ジャニーズ問題でつまびらかになった、日本のエンターテインメント業界のあしき構造。有力な芸能事務所の影響力が強大化したのは、なぜだろうか。背景を探ると、ある協定の存在にたどり着いた。一方、Kポップの成長が目覚ましい韓国でも、芸能人と事務所との不公平な関係の是正に向けた取り組みが進んでいる。(多摩大学特別招聘教授 真壁昭夫)
芸能事務所とテレビ局と広告代理店の
構造問題を改めないと問題解決にならない
9月、ジャニーズ事務所は創業者による性加害を初めて認め、謝罪会見を開いた。一つのきっかけになったのは、2023年3月に英国放送協会(BBC)が放送したドキュメンタリー番組だったようだ。
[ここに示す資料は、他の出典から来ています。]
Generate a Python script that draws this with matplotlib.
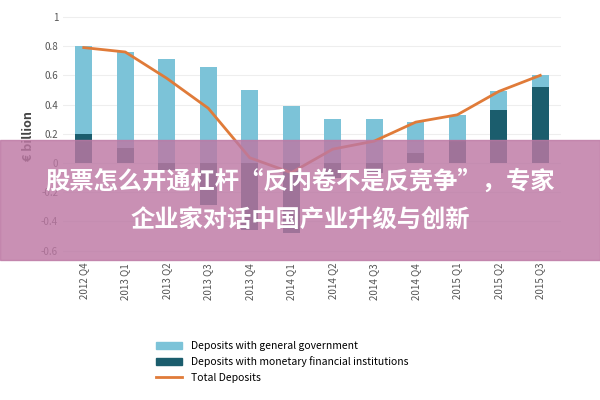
import matplotlib.pyplot as plt
import matplotlib.patches as mpatches
import numpy as np

quarters = ["2012 Q4","2013 Q1","2013 Q2","2013 Q3","2013 Q4","2014 Q1","2014 Q2","2014 Q3","2014 Q4","2015 Q1","2015 Q2","2015 Q3"]
mfi = [0.20,0.10,-0.05,-0.29,-0.46,-0.48,-0.10,-0.07,0.07,0.16,0.36,0.52]
gov_top = [0.80,0.76,0.71,0.655,0.50,0.39,0.30,0.30,0.28,0.33,0.49,0.60]
total = [0.79,0.76,0.58,0.375,0.036,-0.066,0.095,0.15,0.28,0.33,0.49,0.60]
banner = ["股票怎么开通杠杆“反内卷不是反竞争”，专家", "企业家对话中国产业升级与创新"]

plt.rcParams['font.family'] = ['Noto Sans CJK SC', 'DejaVu Sans']
fig = plt.figure(figsize=(6,4), dpi=100)
ax = fig.add_axes([0.105, 0.355, 0.83, 0.61])
x = np.arange(len(quarters))
light, dark = '#7cc3d8', '#1b5d6d'
mfi_pos = [max(v,0) for v in mfi]
gov = [g - p for g, p in zip(gov_top, mfi_pos)]
ax.bar(x, mfi, width=0.4, color=dark, zorder=2)
ax.bar(x, gov, bottom=mfi_pos, width=0.4, color=light, zorder=2)
ax.plot(x, total, color='#e07b39', lw=2, zorder=3)
ax.set_ylim(-0.65, 1.02)
ax.set_xlim(-0.5, len(x)-0.5)
ax.set_yticks([-0.6,-0.4,-0.2,0,0.2,0.4,0.6,0.8,1])
ax.set_yticklabels(['-0.6','-0.4','-0.2','0','0.2','0.4','0.6','0.8','1'], fontsize=7, color='#555')
ax.set_xticks(x)
ax.set_xticklabels(quarters, rotation=90, fontsize=7, color='#555')
ax.grid(axis='y', color='#eee', lw=0.8, zorder=0)
for s in ax.spines.values():
    s.set_visible(False)
ax.tick_params(length=0)
ax.set_ylabel('€ billion', fontsize=9, fontweight='bold', color='#444')
handles = [mpatches.Patch(color=light, label='Deposits with general government'),
           mpatches.Patch(color=dark, label='Deposits with monetary financial institutions'),
           plt.Line2D([], [], color='#e07b39', lw=2, label='Total Deposits')]
fig.legend(handles=handles, loc='lower left', bbox_to_anchor=(0.245, 0.02), frameon=False,
           fontsize=7.5, handlelength=2.5, labelspacing=0.5)
fig.patches.append(mpatches.Rectangle((0, 0.35), 1, 0.3, transform=fig.transFigure,
                                      color='#bd78a4', alpha=0.82, zorder=10))
fig.text(0.5, 0.545, banner[0], ha='center', va='center', color='white', fontsize=17.5, fontweight='bold', zorder=11)
fig.text(0.5, 0.448, banner[1], ha='center', va='center', color='white', fontsize=17.5, fontweight='bold', zorder=11)
fig.savefig('out.png', dpi=100)
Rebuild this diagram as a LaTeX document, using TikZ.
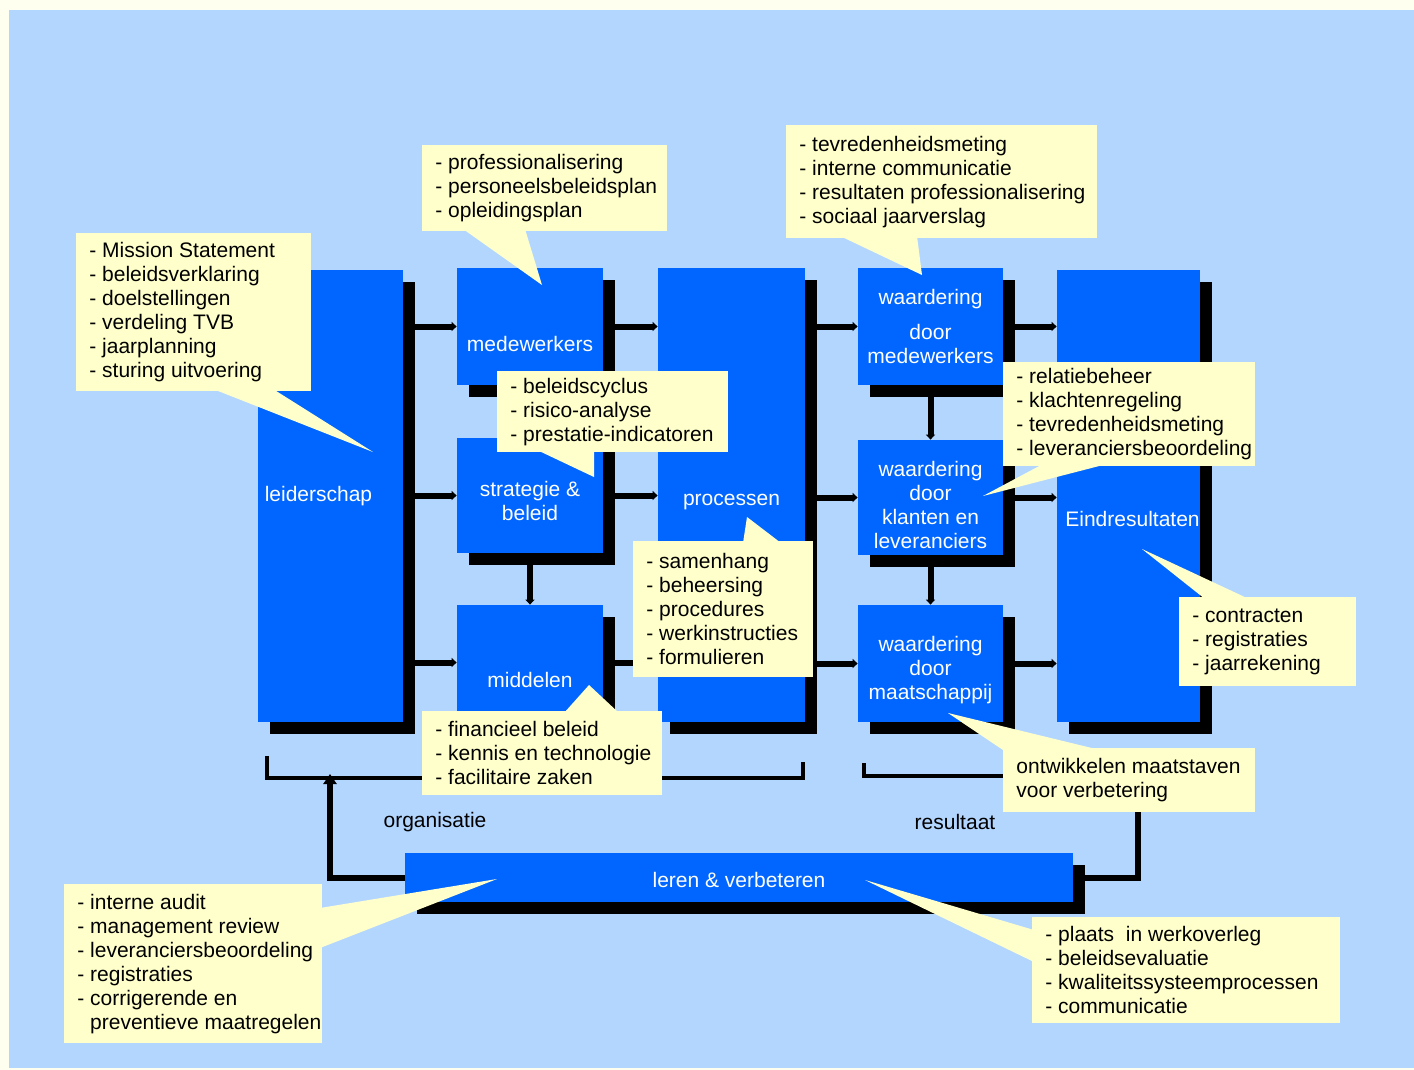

番組で被害者の一人は、「(故ジャニー喜多川氏からの性加害を)我慢しないと(芸能界で)売れない」と周囲から説かれたと告白している。この発言の真意は、芸能事務所の力があまりに強大であることを物語っている。
それは、わが国エンターテインメント業界のあしき構造問題といえる。ジャニーズ事務所に限らず、有力な芸能事務所は、タレントの需要者であるテレビ局や広告代理店とも強固な関係を築き上げることでその力を強めてきた。そうした事務所に所属する芸能人が、事務所トップの意向に従わざるを得ないケースがあることは容易に想像できる。しかしそれは、米欧のエンターテインメント業界とは大きく異なる。
ジャニーズ事務所では常識と良識では考えられない感覚を持つ人物がトップの座に長く君臨し、組織を思うままに動かしていたようだ。人気タレントを使って視聴率を伸ばすため、テレビ局も事態を黙認せざるを得なかったとみられる。そうした業界の構造、芸能事務所に強大な力が集中する状態を改めない限り、根本的な問題解決にはならないはずだ。